**BRIEF**
Leave out the pictures and copy everything else below exactly.

**SUPPLIED MATERIAL**
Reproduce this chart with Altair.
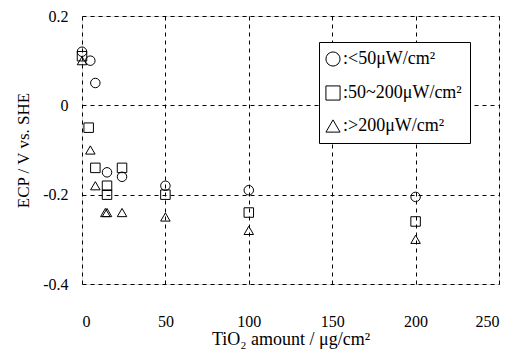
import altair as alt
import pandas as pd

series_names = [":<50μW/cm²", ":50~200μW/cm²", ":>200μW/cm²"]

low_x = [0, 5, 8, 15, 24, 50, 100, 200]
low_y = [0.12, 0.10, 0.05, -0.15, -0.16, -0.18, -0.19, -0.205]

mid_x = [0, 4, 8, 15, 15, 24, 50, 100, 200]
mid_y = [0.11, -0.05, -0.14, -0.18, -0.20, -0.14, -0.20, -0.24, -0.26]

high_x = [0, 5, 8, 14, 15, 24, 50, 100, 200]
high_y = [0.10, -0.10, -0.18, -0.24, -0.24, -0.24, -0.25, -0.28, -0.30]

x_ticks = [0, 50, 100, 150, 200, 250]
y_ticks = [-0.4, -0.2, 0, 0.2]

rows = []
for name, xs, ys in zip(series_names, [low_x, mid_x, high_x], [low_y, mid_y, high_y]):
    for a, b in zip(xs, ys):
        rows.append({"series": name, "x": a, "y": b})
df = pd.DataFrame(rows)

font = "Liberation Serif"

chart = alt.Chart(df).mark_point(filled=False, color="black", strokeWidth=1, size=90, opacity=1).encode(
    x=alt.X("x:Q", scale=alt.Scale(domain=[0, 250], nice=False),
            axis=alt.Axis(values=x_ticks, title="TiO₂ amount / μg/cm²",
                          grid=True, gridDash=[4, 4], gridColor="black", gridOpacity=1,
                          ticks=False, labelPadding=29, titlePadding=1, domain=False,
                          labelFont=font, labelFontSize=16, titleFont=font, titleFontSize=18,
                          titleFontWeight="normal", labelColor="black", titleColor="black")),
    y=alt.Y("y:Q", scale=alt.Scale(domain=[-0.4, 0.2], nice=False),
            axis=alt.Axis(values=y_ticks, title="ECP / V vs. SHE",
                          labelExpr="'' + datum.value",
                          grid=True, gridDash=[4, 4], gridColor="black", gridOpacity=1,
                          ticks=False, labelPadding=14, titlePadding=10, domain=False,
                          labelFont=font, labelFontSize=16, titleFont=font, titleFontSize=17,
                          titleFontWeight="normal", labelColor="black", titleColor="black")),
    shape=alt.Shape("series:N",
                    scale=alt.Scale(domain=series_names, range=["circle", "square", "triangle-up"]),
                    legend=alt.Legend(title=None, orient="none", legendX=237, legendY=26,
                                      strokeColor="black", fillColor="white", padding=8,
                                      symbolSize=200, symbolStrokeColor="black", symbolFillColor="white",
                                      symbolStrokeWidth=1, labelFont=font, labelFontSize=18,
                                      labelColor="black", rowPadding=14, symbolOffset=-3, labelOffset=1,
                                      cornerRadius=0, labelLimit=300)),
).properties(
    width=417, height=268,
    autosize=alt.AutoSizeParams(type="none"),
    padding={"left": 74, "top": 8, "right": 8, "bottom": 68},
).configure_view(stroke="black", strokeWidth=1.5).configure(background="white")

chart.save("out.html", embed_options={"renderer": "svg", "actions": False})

**CORRECT ANSWER**
Reproduce this chart with Altair.
import altair as alt
import pandas as pd

series_names = [":<50μW/cm²", ":50~200μW/cm²", ":>200μW/cm²"]

low_x = [0, 5, 8, 15, 24, 50, 100, 200]
low_y = [0.12, 0.10, 0.05, -0.15, -0.16, -0.18, -0.19, -0.205]

mid_x = [0, 4, 8, 15, 15, 24, 50, 100, 200]
mid_y = [0.11, -0.05, -0.14, -0.18, -0.20, -0.14, -0.20, -0.24, -0.26]

high_x = [0, 5, 8, 14, 15, 24, 50, 100, 200]
high_y = [0.10, -0.10, -0.18, -0.24, -0.24, -0.24, -0.25, -0.28, -0.30]

x_ticks = [0, 50, 100, 150, 200, 250]
y_ticks = [-0.4, -0.2, 0, 0.2]

rows = []
for name, xs, ys in zip(series_names, [low_x, mid_x, high_x], [low_y, mid_y, high_y]):
    for a, b in zip(xs, ys):
        rows.append({"series": name, "x": a, "y": b})
df = pd.DataFrame(rows)

font = "Liberation Serif"

chart = alt.Chart(df).mark_point(filled=False, color="black", strokeWidth=1, size=90, opacity=1).encode(
    x=alt.X("x:Q", scale=alt.Scale(domain=[0, 250], nice=False),
            axis=alt.Axis(values=x_ticks, title="TiO₂ amount / μg/cm²",
                          grid=True, gridDash=[4, 4], gridColor="black", gridOpacity=1,
                          ticks=False, labelPadding=29, titlePadding=1, domain=False,
                          labelFont=font, labelFontSize=16, titleFont=font, titleFontSize=18,
                          titleFontWeight="normal", labelColor="black", titleColor="black")),
    y=alt.Y("y:Q", scale=alt.Scale(domain=[-0.4, 0.2], nice=False),
            axis=alt.Axis(values=y_ticks, title="ECP / V vs. SHE",
                          labelExpr="'' + datum.value",
                          grid=True, gridDash=[4, 4], gridColor="black", gridOpacity=1,
                          ticks=False, labelPadding=14, titlePadding=10, domain=False,
                          labelFont=font, labelFontSize=16, titleFont=font, titleFontSize=17,
                          titleFontWeight="normal", labelColor="black", titleColor="black")),
    shape=alt.Shape("series:N",
                    scale=alt.Scale(domain=series_names, range=["circle", "square", "triangle-up"]),
                    legend=alt.Legend(title=None, orient="none", legendX=237, legendY=26,
                                      strokeColor="black", fillColor="white", padding=8,
                                      symbolSize=200, symbolStrokeColor="black", symbolFillColor="white",
                                      symbolStrokeWidth=1, labelFont=font, labelFontSize=18,
                                      labelColor="black", rowPadding=14, symbolOffset=-3, labelOffset=1,
                                      cornerRadius=0, labelLimit=300)),
).properties(
    width=417, height=268,
    autosize=alt.AutoSizeParams(type="none"),
    padding={"left": 74, "top": 8, "right": 8, "bottom": 68},
).configure_view(stroke="black", strokeWidth=1.5).configure(background="white")

chart.save("out.html", embed_options={"renderer": "svg", "actions": False})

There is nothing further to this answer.